__Data extract__
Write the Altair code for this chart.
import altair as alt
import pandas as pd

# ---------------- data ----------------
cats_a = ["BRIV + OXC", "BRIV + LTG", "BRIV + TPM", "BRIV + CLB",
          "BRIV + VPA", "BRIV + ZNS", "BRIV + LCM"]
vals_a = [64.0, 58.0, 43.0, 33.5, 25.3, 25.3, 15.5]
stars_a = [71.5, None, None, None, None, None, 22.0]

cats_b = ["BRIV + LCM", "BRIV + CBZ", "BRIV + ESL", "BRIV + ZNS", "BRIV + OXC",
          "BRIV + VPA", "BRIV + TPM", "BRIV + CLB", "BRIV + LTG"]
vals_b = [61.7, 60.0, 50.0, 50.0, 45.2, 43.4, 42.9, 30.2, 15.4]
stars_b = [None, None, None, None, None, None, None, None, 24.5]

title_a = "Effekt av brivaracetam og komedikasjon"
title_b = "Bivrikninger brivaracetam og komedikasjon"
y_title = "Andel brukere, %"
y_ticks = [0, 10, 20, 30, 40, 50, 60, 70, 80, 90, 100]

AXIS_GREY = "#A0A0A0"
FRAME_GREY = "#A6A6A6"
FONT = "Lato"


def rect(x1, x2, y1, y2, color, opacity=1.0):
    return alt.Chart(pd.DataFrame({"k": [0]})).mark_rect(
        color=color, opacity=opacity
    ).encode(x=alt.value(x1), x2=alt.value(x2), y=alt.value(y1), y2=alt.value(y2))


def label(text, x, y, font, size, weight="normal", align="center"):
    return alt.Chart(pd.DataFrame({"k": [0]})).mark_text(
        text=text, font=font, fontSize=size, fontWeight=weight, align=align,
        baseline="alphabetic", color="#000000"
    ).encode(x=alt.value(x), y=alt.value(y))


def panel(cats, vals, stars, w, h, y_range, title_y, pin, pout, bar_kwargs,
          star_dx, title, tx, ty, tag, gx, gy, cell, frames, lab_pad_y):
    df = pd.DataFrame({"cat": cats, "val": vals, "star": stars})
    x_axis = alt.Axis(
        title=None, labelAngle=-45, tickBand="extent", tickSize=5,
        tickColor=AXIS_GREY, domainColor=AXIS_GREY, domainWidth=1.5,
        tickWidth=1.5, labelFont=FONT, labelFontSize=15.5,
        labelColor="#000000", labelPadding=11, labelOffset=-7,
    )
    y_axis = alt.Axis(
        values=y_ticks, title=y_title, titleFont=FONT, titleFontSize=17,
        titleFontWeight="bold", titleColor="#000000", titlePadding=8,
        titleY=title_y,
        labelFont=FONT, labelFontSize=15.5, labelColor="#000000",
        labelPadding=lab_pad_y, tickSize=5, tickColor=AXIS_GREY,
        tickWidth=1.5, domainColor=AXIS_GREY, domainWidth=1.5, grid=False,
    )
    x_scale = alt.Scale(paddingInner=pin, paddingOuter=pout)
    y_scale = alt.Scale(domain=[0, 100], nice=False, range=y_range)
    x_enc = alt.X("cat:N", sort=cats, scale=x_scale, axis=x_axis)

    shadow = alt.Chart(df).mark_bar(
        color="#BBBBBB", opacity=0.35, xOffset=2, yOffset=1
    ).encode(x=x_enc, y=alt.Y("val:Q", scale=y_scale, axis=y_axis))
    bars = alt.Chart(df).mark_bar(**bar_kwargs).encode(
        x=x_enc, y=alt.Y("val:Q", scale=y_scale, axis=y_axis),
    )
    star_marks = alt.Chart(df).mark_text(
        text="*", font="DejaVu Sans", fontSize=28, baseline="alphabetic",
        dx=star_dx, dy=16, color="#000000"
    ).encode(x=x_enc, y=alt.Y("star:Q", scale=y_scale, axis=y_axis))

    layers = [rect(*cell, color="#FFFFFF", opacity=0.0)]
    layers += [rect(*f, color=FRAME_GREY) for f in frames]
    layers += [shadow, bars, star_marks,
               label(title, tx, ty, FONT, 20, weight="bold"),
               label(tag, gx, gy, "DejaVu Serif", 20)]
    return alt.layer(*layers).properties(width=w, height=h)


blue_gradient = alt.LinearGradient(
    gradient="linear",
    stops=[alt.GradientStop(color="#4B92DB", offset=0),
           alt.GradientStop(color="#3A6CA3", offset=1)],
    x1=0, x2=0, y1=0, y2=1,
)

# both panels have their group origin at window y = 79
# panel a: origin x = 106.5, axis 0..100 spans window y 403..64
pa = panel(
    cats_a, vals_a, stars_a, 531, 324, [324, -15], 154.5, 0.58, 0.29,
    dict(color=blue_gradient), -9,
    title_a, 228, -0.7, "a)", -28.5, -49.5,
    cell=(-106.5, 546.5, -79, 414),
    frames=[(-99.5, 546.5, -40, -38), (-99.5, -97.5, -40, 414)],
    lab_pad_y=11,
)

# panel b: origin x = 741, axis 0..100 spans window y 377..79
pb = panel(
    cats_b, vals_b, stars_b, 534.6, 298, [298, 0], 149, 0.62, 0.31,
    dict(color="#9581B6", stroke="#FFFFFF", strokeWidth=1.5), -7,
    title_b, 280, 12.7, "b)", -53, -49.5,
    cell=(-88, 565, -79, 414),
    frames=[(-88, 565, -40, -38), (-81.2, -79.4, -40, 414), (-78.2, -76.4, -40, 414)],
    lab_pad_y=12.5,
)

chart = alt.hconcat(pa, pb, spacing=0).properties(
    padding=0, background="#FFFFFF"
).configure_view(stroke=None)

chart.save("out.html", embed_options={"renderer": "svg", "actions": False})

__Exercise description__
Please repeat the material above, word for word and in full.

__Response to the task__
Write the Altair code for this chart.
import altair as alt
import pandas as pd

# ---------------- data ----------------
cats_a = ["BRIV + OXC", "BRIV + LTG", "BRIV + TPM", "BRIV + CLB",
          "BRIV + VPA", "BRIV + ZNS", "BRIV + LCM"]
vals_a = [64.0, 58.0, 43.0, 33.5, 25.3, 25.3, 15.5]
stars_a = [71.5, None, None, None, None, None, 22.0]

cats_b = ["BRIV + LCM", "BRIV + CBZ", "BRIV + ESL", "BRIV + ZNS", "BRIV + OXC",
          "BRIV + VPA", "BRIV + TPM", "BRIV + CLB", "BRIV + LTG"]
vals_b = [61.7, 60.0, 50.0, 50.0, 45.2, 43.4, 42.9, 30.2, 15.4]
stars_b = [None, None, None, None, None, None, None, None, 24.5]

title_a = "Effekt av brivaracetam og komedikasjon"
title_b = "Bivrikninger brivaracetam og komedikasjon"
y_title = "Andel brukere, %"
y_ticks = [0, 10, 20, 30, 40, 50, 60, 70, 80, 90, 100]

AXIS_GREY = "#A0A0A0"
FRAME_GREY = "#A6A6A6"
FONT = "Lato"


def rect(x1, x2, y1, y2, color, opacity=1.0):
    return alt.Chart(pd.DataFrame({"k": [0]})).mark_rect(
        color=color, opacity=opacity
    ).encode(x=alt.value(x1), x2=alt.value(x2), y=alt.value(y1), y2=alt.value(y2))


def label(text, x, y, font, size, weight="normal", align="center"):
    return alt.Chart(pd.DataFrame({"k": [0]})).mark_text(
        text=text, font=font, fontSize=size, fontWeight=weight, align=align,
        baseline="alphabetic", color="#000000"
    ).encode(x=alt.value(x), y=alt.value(y))


def panel(cats, vals, stars, w, h, y_range, title_y, pin, pout, bar_kwargs,
          star_dx, title, tx, ty, tag, gx, gy, cell, frames, lab_pad_y):
    df = pd.DataFrame({"cat": cats, "val": vals, "star": stars})
    x_axis = alt.Axis(
        title=None, labelAngle=-45, tickBand="extent", tickSize=5,
        tickColor=AXIS_GREY, domainColor=AXIS_GREY, domainWidth=1.5,
        tickWidth=1.5, labelFont=FONT, labelFontSize=15.5,
        labelColor="#000000", labelPadding=11, labelOffset=-7,
    )
    y_axis = alt.Axis(
        values=y_ticks, title=y_title, titleFont=FONT, titleFontSize=17,
        titleFontWeight="bold", titleColor="#000000", titlePadding=8,
        titleY=title_y,
        labelFont=FONT, labelFontSize=15.5, labelColor="#000000",
        labelPadding=lab_pad_y, tickSize=5, tickColor=AXIS_GREY,
        tickWidth=1.5, domainColor=AXIS_GREY, domainWidth=1.5, grid=False,
    )
    x_scale = alt.Scale(paddingInner=pin, paddingOuter=pout)
    y_scale = alt.Scale(domain=[0, 100], nice=False, range=y_range)
    x_enc = alt.X("cat:N", sort=cats, scale=x_scale, axis=x_axis)

    shadow = alt.Chart(df).mark_bar(
        color="#BBBBBB", opacity=0.35, xOffset=2, yOffset=1
    ).encode(x=x_enc, y=alt.Y("val:Q", scale=y_scale, axis=y_axis))
    bars = alt.Chart(df).mark_bar(**bar_kwargs).encode(
        x=x_enc, y=alt.Y("val:Q", scale=y_scale, axis=y_axis),
    )
    star_marks = alt.Chart(df).mark_text(
        text="*", font="DejaVu Sans", fontSize=28, baseline="alphabetic",
        dx=star_dx, dy=16, color="#000000"
    ).encode(x=x_enc, y=alt.Y("star:Q", scale=y_scale, axis=y_axis))

    layers = [rect(*cell, color="#FFFFFF", opacity=0.0)]
    layers += [rect(*f, color=FRAME_GREY) for f in frames]
    layers += [shadow, bars, star_marks,
               label(title, tx, ty, FONT, 20, weight="bold"),
               label(tag, gx, gy, "DejaVu Serif", 20)]
    return alt.layer(*layers).properties(width=w, height=h)


blue_gradient = alt.LinearGradient(
    gradient="linear",
    stops=[alt.GradientStop(color="#4B92DB", offset=0),
           alt.GradientStop(color="#3A6CA3", offset=1)],
    x1=0, x2=0, y1=0, y2=1,
)

# both panels have their group origin at window y = 79
# panel a: origin x = 106.5, axis 0..100 spans window y 403..64
pa = panel(
    cats_a, vals_a, stars_a, 531, 324, [324, -15], 154.5, 0.58, 0.29,
    dict(color=blue_gradient), -9,
    title_a, 228, -0.7, "a)", -28.5, -49.5,
    cell=(-106.5, 546.5, -79, 414),
    frames=[(-99.5, 546.5, -40, -38), (-99.5, -97.5, -40, 414)],
    lab_pad_y=11,
)

# panel b: origin x = 741, axis 0..100 spans window y 377..79
pb = panel(
    cats_b, vals_b, stars_b, 534.6, 298, [298, 0], 149, 0.62, 0.31,
    dict(color="#9581B6", stroke="#FFFFFF", strokeWidth=1.5), -7,
    title_b, 280, 12.7, "b)", -53, -49.5,
    cell=(-88, 565, -79, 414),
    frames=[(-88, 565, -40, -38), (-81.2, -79.4, -40, 414), (-78.2, -76.4, -40, 414)],
    lab_pad_y=12.5,
)

chart = alt.hconcat(pa, pb, spacing=0).properties(
    padding=0, background="#FFFFFF"
).configure_view(stroke=None)

chart.save("out.html", embed_options={"renderer": "svg", "actions": False})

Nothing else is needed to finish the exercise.